** START OF PROVIDED MATERIAL **
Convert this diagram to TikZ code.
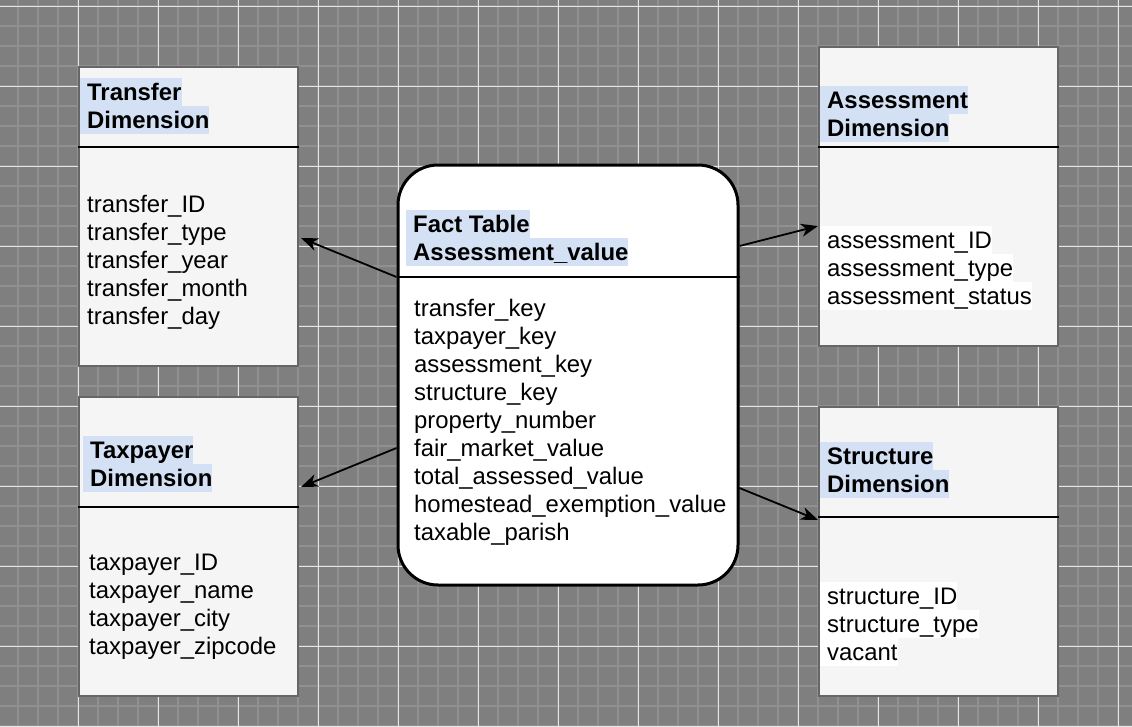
\documentclass[tikz,border=0pt]{standalone}
\usepackage{fontspec}
\setmainfont{Liberation Sans}
\usetikzlibrary{arrows.meta}
\definecolor{bgc}{HTML}{7F7F7F}
\definecolor{minorc}{HTML}{909090}
\definecolor{majorc}{HTML}{E6E6E6}
\definecolor{boxfill}{HTML}{F5F5F5}
\definecolor{boxline}{HTML}{666666}
\definecolor{hlblue}{HTML}{D4E1F5}
\begin{document}
\begin{tikzpicture}[x=1pt,y=-1pt,
  minorline/.style={draw=minorc, line width=2pt},
  majorline/.style={draw=majorc, line width=1pt},
  dimbox/.style={draw=boxline, line width=2pt, fill=boxfill, inner sep=0pt},
  factbox/.style={draw=black, line width=3pt, fill=white, rounded corners=40pt, inner sep=0pt},
  sepline/.style={draw=black, line width=2pt},
  txt/.style={anchor=base west, inner sep=0pt, font=\fontsize{23.9}{28}\selectfont},
  hl/.style={txt, fill=hlblue, text height=22pt, text depth=6pt, font=\fontsize{23.9}{28}\selectfont\bfseries},
  whl/.style={txt, fill=white, text height=22pt, text depth=6pt},
  arr/.style={draw=black, line width=1.8pt, -{Stealth[length=17pt,width=13pt,inset=5pt]}}
]
\useasboundingbox (0,0) rectangle (1132,726);
\fill[bgc] (0,0) rectangle (1132,726);
\foreach \x in {18,38,...,1130} \draw[minorline] (\x,0) -- (\x,726);
\foreach \y in {6,26,...,726} \draw[minorline] (0,\y) -- (1132,\y);
\foreach \x in {78,158,...,1130} \draw[majorline] (\x,0) -- (\x,726);
\foreach \y in {6,86,...,726} \draw[majorline] (0,\y) -- (1132,\y);

% boxes
\node[dimbox, minimum width=219pt, minimum height=299pt] (transfer) at (188.5,216.5) {};
\node[dimbox, minimum width=219pt, minimum height=299pt] (taxpayer) at (188.5,546.5) {};
\node[dimbox, minimum width=239pt, minimum height=299pt] (assess) at (938.5,196.5) {};
\node[dimbox, minimum width=239pt, minimum height=289pt] (struct) at (938.5,551.5) {};
\node[factbox, minimum width=340pt, minimum height=420pt] (fact) at (568,375) {};

\draw[sepline] (transfer.west |- 0,147) -- (transfer.east |- 0,147);
\draw[sepline] (taxpayer.west |- 0,507) -- (taxpayer.east |- 0,507);
\draw[sepline] (assess.west |- 0,147) -- (assess.east |- 0,147);
\draw[sepline] (struct.west |- 0,517) -- (struct.east |- 0,517);
\draw[sepline] (fact.west |- 0,277) -- (fact.east |- 0,277);

% transfer
\node[hl] (th1) at (80,100) {\hspace{7pt}Transfer\hspace{2pt}};
\node[hl] (th2) at (80,128) {\hspace{7pt}Dimension\hspace{2pt}};
\node[txt] (tb1) at (87,212) {transfer\_ID};
\node[txt] (tb2) at (87,240) {transfer\_type};
\node[txt] (tb3) at (87,268) {transfer\_year};
\node[txt] (tb4) at (87,296) {transfer\_month};
\node[txt] (tb5) at (87,324) {transfer\_day};

% taxpayer
\node[hl] (ph1) at (83,458) {\hspace{7pt}Taxpayer\hspace{2pt}};
\node[hl] (ph2) at (83,486) {\hspace{7pt}Dimension\hspace{2pt}};
\node[txt] (pb1) at (89,570) {taxpayer\_ID};
\node[txt] (pb2) at (89,598) {taxpayer\_name};
\node[txt] (pb3) at (89,626) {taxpayer\_city};
\node[txt] (pb4) at (89,654) {taxpayer\_zipcode};

% fact
\node[hl] (fh1) at (406,232) {\hspace{7pt}Fact Table\hspace{8pt}};
\node[hl] (fh2) at (406,260) {\hspace{7pt}Assessment\_value\hspace{2pt}};
\node[txt] (fb1) at (414,316) {transfer\_key};
\node[txt] (fb2) at (414,344) {taxpayer\_key};
\node[txt] (fb3) at (414,372) {assessment\_key};
\node[txt] (fb4) at (414,400) {structure\_key};
\node[txt] (fb5) at (414,428) {property\_number};
\node[txt] (fb6) at (414,456) {fair\_market\_value};
\node[txt] (fb7) at (414,484) {total\_assessed\_value};
\node[txt] (fb8) at (414,512) {homestead\_exemption\_value};
\node[txt] (fb9) at (414,540) {taxable\_parish};

% assessment
\node[hl] (ah1) at (820,108) {\hspace{7pt}Assessment\hspace{2pt}};
\node[hl] (ah2) at (820,136) {\hspace{7pt}Dimension\hspace{2pt}};
\node[whl] (ab1) at (820,248) {\hspace{7pt}assessment\_ID\hspace{2pt}};
\node[whl] (ab2) at (820,276) {\hspace{7pt}assessment\_type\hspace{2pt}};
\node[whl] (ab3) at (820,304) {\hspace{7pt}assessment\_status\hspace{2pt}};

% structure
\node[hl] (sh1) at (820,464) {\hspace{7pt}Structure\hspace{2pt}};
\node[hl] (sh2) at (820,492) {\hspace{7pt}Dimension\hspace{2pt}};
\node[whl] (sb1) at (820,604) {\hspace{7pt}structure\_ID\hspace{2pt}};
\node[whl] (sb2) at (820,632) {\hspace{7pt}structure\_type\hspace{2pt}};
\node[whl] (sb3) at (820,660) {\hspace{7pt}vacant\hspace{2pt}};

% connectors
\draw[arr] ([yshift=98pt]fact.west) -- ([yshift=-21.5pt,xshift=2pt]transfer.east);
\draw[arr] ([yshift=-73pt]fact.west) -- ([yshift=59.5pt,xshift=2pt]taxpayer.east);
\draw[arr] ([yshift=129pt]fact.east) -- ([yshift=-29.5pt]assess.west);
\draw[arr] ([yshift=-113pt]fact.east) -- ([yshift=31.5pt]struct.west);
\end{tikzpicture}
\end{document}
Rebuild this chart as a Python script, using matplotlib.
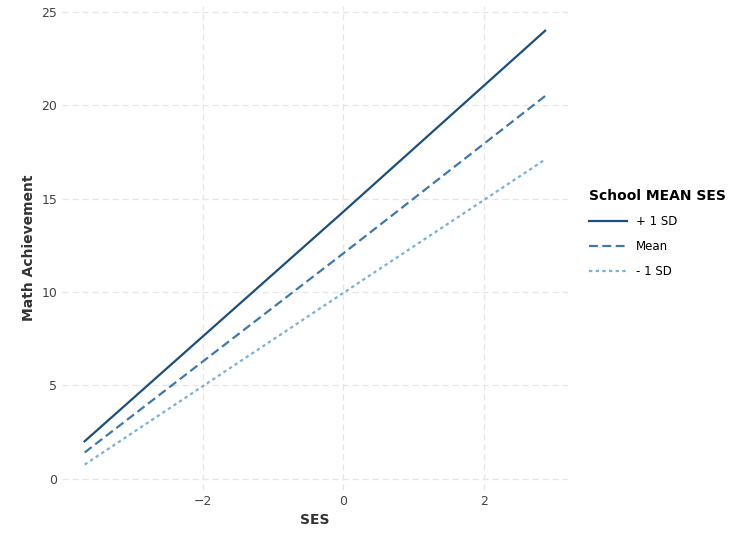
** END OF PROVIDED MATERIAL **
**EXERCISE REQUIREMENTS**
Pictures in the records above should not be copied. Repeat everything else exactly.

**RESPONSE TO THE TASK**
Convert this diagram to TikZ code.
\documentclass[tikz,border=0pt]{standalone}
\usepackage{fontspec}
\setmainfont{Liberation Sans}
\usetikzlibrary{arrows.meta}
\definecolor{bgc}{HTML}{7F7F7F}
\definecolor{minorc}{HTML}{909090}
\definecolor{majorc}{HTML}{E6E6E6}
\definecolor{boxfill}{HTML}{F5F5F5}
\definecolor{boxline}{HTML}{666666}
\definecolor{hlblue}{HTML}{D4E1F5}
\begin{document}
\begin{tikzpicture}[x=1pt,y=-1pt,
  minorline/.style={draw=minorc, line width=2pt},
  majorline/.style={draw=majorc, line width=1pt},
  dimbox/.style={draw=boxline, line width=2pt, fill=boxfill, inner sep=0pt},
  factbox/.style={draw=black, line width=3pt, fill=white, rounded corners=40pt, inner sep=0pt},
  sepline/.style={draw=black, line width=2pt},
  txt/.style={anchor=base west, inner sep=0pt, font=\fontsize{23.9}{28}\selectfont},
  hl/.style={txt, fill=hlblue, text height=22pt, text depth=6pt, font=\fontsize{23.9}{28}\selectfont\bfseries},
  whl/.style={txt, fill=white, text height=22pt, text depth=6pt},
  arr/.style={draw=black, line width=1.8pt, -{Stealth[length=17pt,width=13pt,inset=5pt]}}
]
\useasboundingbox (0,0) rectangle (1132,726);
\fill[bgc] (0,0) rectangle (1132,726);
\foreach \x in {18,38,...,1130} \draw[minorline] (\x,0) -- (\x,726);
\foreach \y in {6,26,...,726} \draw[minorline] (0,\y) -- (1132,\y);
\foreach \x in {78,158,...,1130} \draw[majorline] (\x,0) -- (\x,726);
\foreach \y in {6,86,...,726} \draw[majorline] (0,\y) -- (1132,\y);

% boxes
\node[dimbox, minimum width=219pt, minimum height=299pt] (transfer) at (188.5,216.5) {};
\node[dimbox, minimum width=219pt, minimum height=299pt] (taxpayer) at (188.5,546.5) {};
\node[dimbox, minimum width=239pt, minimum height=299pt] (assess) at (938.5,196.5) {};
\node[dimbox, minimum width=239pt, minimum height=289pt] (struct) at (938.5,551.5) {};
\node[factbox, minimum width=340pt, minimum height=420pt] (fact) at (568,375) {};

\draw[sepline] (transfer.west |- 0,147) -- (transfer.east |- 0,147);
\draw[sepline] (taxpayer.west |- 0,507) -- (taxpayer.east |- 0,507);
\draw[sepline] (assess.west |- 0,147) -- (assess.east |- 0,147);
\draw[sepline] (struct.west |- 0,517) -- (struct.east |- 0,517);
\draw[sepline] (fact.west |- 0,277) -- (fact.east |- 0,277);

% transfer
\node[hl] (th1) at (80,100) {\hspace{7pt}Transfer\hspace{2pt}};
\node[hl] (th2) at (80,128) {\hspace{7pt}Dimension\hspace{2pt}};
\node[txt] (tb1) at (87,212) {transfer\_ID};
\node[txt] (tb2) at (87,240) {transfer\_type};
\node[txt] (tb3) at (87,268) {transfer\_year};
\node[txt] (tb4) at (87,296) {transfer\_month};
\node[txt] (tb5) at (87,324) {transfer\_day};

% taxpayer
\node[hl] (ph1) at (83,458) {\hspace{7pt}Taxpayer\hspace{2pt}};
\node[hl] (ph2) at (83,486) {\hspace{7pt}Dimension\hspace{2pt}};
\node[txt] (pb1) at (89,570) {taxpayer\_ID};
\node[txt] (pb2) at (89,598) {taxpayer\_name};
\node[txt] (pb3) at (89,626) {taxpayer\_city};
\node[txt] (pb4) at (89,654) {taxpayer\_zipcode};

% fact
\node[hl] (fh1) at (406,232) {\hspace{7pt}Fact Table\hspace{8pt}};
\node[hl] (fh2) at (406,260) {\hspace{7pt}Assessment\_value\hspace{2pt}};
\node[txt] (fb1) at (414,316) {transfer\_key};
\node[txt] (fb2) at (414,344) {taxpayer\_key};
\node[txt] (fb3) at (414,372) {assessment\_key};
\node[txt] (fb4) at (414,400) {structure\_key};
\node[txt] (fb5) at (414,428) {property\_number};
\node[txt] (fb6) at (414,456) {fair\_market\_value};
\node[txt] (fb7) at (414,484) {total\_assessed\_value};
\node[txt] (fb8) at (414,512) {homestead\_exemption\_value};
\node[txt] (fb9) at (414,540) {taxable\_parish};

% assessment
\node[hl] (ah1) at (820,108) {\hspace{7pt}Assessment\hspace{2pt}};
\node[hl] (ah2) at (820,136) {\hspace{7pt}Dimension\hspace{2pt}};
\node[whl] (ab1) at (820,248) {\hspace{7pt}assessment\_ID\hspace{2pt}};
\node[whl] (ab2) at (820,276) {\hspace{7pt}assessment\_type\hspace{2pt}};
\node[whl] (ab3) at (820,304) {\hspace{7pt}assessment\_status\hspace{2pt}};

% structure
\node[hl] (sh1) at (820,464) {\hspace{7pt}Structure\hspace{2pt}};
\node[hl] (sh2) at (820,492) {\hspace{7pt}Dimension\hspace{2pt}};
\node[whl] (sb1) at (820,604) {\hspace{7pt}structure\_ID\hspace{2pt}};
\node[whl] (sb2) at (820,632) {\hspace{7pt}structure\_type\hspace{2pt}};
\node[whl] (sb3) at (820,660) {\hspace{7pt}vacant\hspace{2pt}};

% connectors
\draw[arr] ([yshift=98pt]fact.west) -- ([yshift=-21.5pt,xshift=2pt]transfer.east);
\draw[arr] ([yshift=-73pt]fact.west) -- ([yshift=59.5pt,xshift=2pt]taxpayer.east);
\draw[arr] ([yshift=129pt]fact.east) -- ([yshift=-29.5pt]assess.west);
\draw[arr] ([yshift=-113pt]fact.east) -- ([yshift=31.5pt]struct.west);
\end{tikzpicture}
\end{document}
Rebuild this chart as a Python script, using matplotlib.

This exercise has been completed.